Chinese vaccines sweep much of the world, despite concerns

March 02, 2021
In this Dec. 23, 2020, file photo released by China's Xinhua News Agency, a Sinovac worker checks the labeling on vials of COVID-19 vaccines on a packaging line in Beijing. (Zhang Yuwei/Xinhua via AP, File)

TAIPEI, Taiwan (AP) — The plane laden with vaccines had just rolled to a stop at Santiago’s airport in late January, and Chile’s president, Sebastián Piñera, was beaming. “Today,” he said, “is a day of joy, emotion and hope.

The source of that hope: China – a country that Chile and dozens of other nations are depending on to help rescue them from the COVID-19 pandemic.

China’s vaccine diplomacy campaign has been a surprising success: It has pledged roughly half a billion doses of its vaccines to more than 45 countries, according to a country-by-country tally by The Associated Press.

With just four of China’s many vaccine makers claiming they are able to produce at least 2.6 billion doses this year, a large part of the world’s population will end up inoculated not with the fancy Western vaccines boasting headline-grabbing efficacy rates, but with China’s humble, traditionally made shots.

Amid a dearth of public data on China’s vaccines, hesitations over their efficacy and safety are still pervasive in the countries depending on them, along with concerns about what China might want in return for deliveries.

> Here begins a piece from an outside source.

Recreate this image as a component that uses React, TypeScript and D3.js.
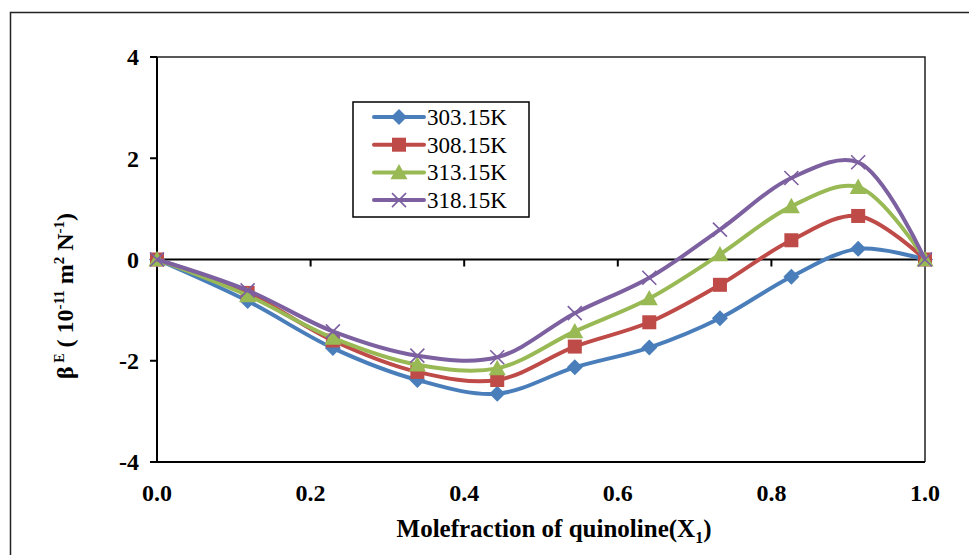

Nonetheless, inoculations with Chinese vaccines already have begun in more than 25 countries, and the Chinese shots have been delivered to another 11, according to the AP tally, based on independent reporting in those countries along with government and company announcements.

It’s a potential face-saving coup for China, which has been determined to transform itself from an object of mistrust over its initial mishandling of the COVID-19 outbreak to a savior.

Like India and Russia, China is trying to build goodwill, and has pledged roughly 10 times more vaccines abroad than it has distributed at home.

China has said it is supplying “vaccine aid” to 53 countries and exports to 27, but it rejected a request by the AP for the list.

Beijing has also denied vaccine diplomacy, and a Ministry of Foreign Affairs spokesperson said China considered the vaccine a “global public good.”

Chinese experts reject any connection between the export of its vaccines and the revamping of its image.

China has targeted the low- and middle-income countries largely left behind as rich nations scooped up most of the pricey vaccines produced by the likes of Pfizer and Moderna.

And despite a few delays of its own in Brazil and Turkey, China has largely capitalized on slower-than-hoped-for deliveries by U.S. and European vaccine makers.

Like many other countries, Chile received far fewer doses of the Pfizer vaccine than first promised.

In the month after its vaccination program began in late December, only around 150,000 of the 10 million Pfizer doses the South American country ordered arrived.

China’s vaccines, which can be stored in standard refrigerators, are attractive to countries like Indonesia, a sweltering nation that straddles the equator and could struggle to accommodate the ultracold storage needs of vaccines like Pfizer’s.

The bulk of Chinese shots are from Sinovac and Sinopharm, which both rely on a traditional technology called an inactivated virus vaccine, based on cultivating batches of the virus and then killing it.

Some countries view it as safer than the newer, less-proven technology used by some Western competitors that targets the coronavirus’ spike protein, despite publicly available safety data for the Pfizer, Moderna and AstraZeneca vaccines and none for China’s.

China’s vaccine diplomacy will only be as good as the vaccines it is offering, and it still faces hurdles.